Tally the lines holding "diagram" and state only that figure.

------------------------------------------------------------------------

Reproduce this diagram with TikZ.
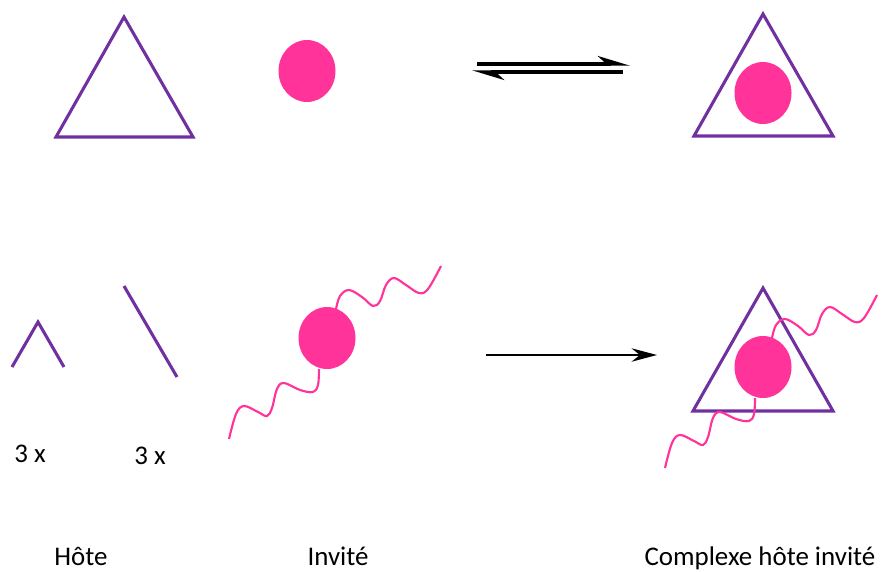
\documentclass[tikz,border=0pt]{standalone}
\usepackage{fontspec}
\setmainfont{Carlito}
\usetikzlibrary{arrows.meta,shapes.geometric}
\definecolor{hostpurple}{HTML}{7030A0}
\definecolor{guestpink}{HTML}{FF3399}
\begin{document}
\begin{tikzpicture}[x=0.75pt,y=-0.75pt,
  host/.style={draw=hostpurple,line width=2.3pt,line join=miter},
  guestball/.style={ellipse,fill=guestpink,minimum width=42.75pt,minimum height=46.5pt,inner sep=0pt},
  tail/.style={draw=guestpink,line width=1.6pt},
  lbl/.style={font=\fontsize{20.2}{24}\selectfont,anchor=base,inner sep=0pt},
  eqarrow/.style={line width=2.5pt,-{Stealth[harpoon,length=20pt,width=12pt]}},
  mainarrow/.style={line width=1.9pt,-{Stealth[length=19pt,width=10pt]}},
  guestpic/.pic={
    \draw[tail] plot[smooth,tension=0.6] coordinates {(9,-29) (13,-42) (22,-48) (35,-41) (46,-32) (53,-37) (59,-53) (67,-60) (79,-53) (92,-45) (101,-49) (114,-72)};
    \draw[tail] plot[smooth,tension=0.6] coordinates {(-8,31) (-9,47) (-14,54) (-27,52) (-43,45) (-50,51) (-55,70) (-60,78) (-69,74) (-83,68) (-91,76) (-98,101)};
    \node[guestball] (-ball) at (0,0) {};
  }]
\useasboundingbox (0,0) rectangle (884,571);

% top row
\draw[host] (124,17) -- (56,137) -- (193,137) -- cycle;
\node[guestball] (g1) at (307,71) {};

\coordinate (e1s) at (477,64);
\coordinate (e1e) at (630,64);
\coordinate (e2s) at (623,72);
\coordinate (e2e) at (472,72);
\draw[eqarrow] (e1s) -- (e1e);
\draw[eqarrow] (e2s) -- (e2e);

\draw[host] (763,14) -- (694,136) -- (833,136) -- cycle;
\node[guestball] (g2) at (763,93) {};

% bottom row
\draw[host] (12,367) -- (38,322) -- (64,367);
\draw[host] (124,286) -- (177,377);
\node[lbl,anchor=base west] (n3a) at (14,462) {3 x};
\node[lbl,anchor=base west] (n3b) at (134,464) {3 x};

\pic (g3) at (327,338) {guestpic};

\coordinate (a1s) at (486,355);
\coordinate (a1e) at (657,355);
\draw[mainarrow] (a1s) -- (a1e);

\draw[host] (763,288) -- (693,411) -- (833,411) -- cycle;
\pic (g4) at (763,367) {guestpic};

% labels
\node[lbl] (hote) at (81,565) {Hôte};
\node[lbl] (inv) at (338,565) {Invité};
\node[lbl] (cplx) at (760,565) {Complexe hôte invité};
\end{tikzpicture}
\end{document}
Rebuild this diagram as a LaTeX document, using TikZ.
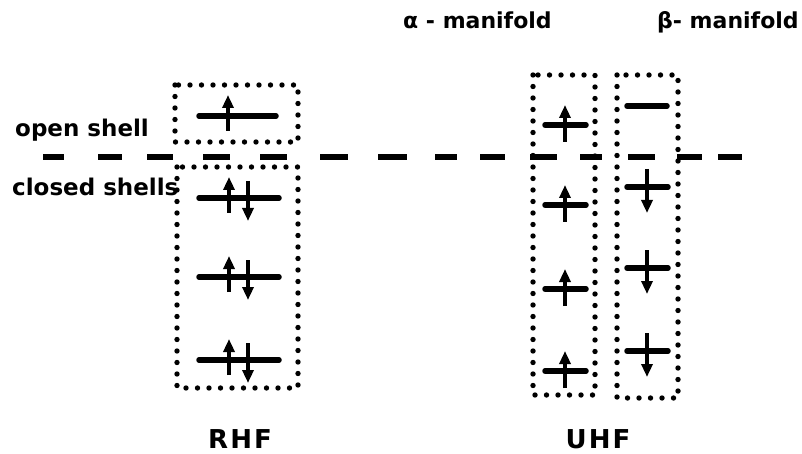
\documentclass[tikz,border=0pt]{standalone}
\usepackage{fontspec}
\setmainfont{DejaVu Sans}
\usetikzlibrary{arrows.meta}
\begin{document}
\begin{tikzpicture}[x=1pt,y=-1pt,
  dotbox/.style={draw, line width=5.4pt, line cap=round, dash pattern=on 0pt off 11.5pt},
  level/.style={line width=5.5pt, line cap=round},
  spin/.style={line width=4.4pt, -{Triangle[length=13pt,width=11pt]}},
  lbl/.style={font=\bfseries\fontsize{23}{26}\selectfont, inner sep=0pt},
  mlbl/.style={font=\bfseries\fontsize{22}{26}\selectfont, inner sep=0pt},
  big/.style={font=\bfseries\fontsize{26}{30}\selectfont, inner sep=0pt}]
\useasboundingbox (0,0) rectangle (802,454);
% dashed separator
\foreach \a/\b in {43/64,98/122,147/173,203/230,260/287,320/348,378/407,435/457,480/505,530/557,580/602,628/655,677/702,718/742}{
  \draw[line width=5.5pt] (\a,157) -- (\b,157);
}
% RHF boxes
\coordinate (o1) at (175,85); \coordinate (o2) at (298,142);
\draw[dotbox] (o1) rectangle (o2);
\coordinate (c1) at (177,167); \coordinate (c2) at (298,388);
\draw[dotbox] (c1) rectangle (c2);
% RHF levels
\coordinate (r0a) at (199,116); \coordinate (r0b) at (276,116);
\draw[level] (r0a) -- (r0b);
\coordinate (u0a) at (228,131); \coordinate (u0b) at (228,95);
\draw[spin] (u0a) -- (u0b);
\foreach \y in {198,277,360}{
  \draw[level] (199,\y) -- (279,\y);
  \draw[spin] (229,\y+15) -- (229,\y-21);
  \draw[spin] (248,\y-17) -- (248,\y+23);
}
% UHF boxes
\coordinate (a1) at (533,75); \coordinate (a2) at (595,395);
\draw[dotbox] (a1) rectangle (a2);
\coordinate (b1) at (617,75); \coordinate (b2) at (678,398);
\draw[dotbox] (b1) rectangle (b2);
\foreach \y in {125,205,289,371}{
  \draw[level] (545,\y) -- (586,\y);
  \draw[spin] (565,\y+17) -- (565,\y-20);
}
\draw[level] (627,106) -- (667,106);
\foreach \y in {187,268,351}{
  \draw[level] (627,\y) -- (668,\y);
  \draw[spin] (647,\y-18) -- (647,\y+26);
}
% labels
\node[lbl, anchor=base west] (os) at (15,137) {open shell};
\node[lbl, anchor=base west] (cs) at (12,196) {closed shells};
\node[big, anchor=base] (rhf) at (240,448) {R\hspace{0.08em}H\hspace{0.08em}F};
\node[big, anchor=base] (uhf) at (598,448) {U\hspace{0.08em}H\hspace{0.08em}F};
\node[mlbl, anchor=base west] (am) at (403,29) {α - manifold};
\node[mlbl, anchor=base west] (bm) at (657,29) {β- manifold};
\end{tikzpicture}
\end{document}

------------------------------------------------------------------------

▶ [Answer to the problem]: 2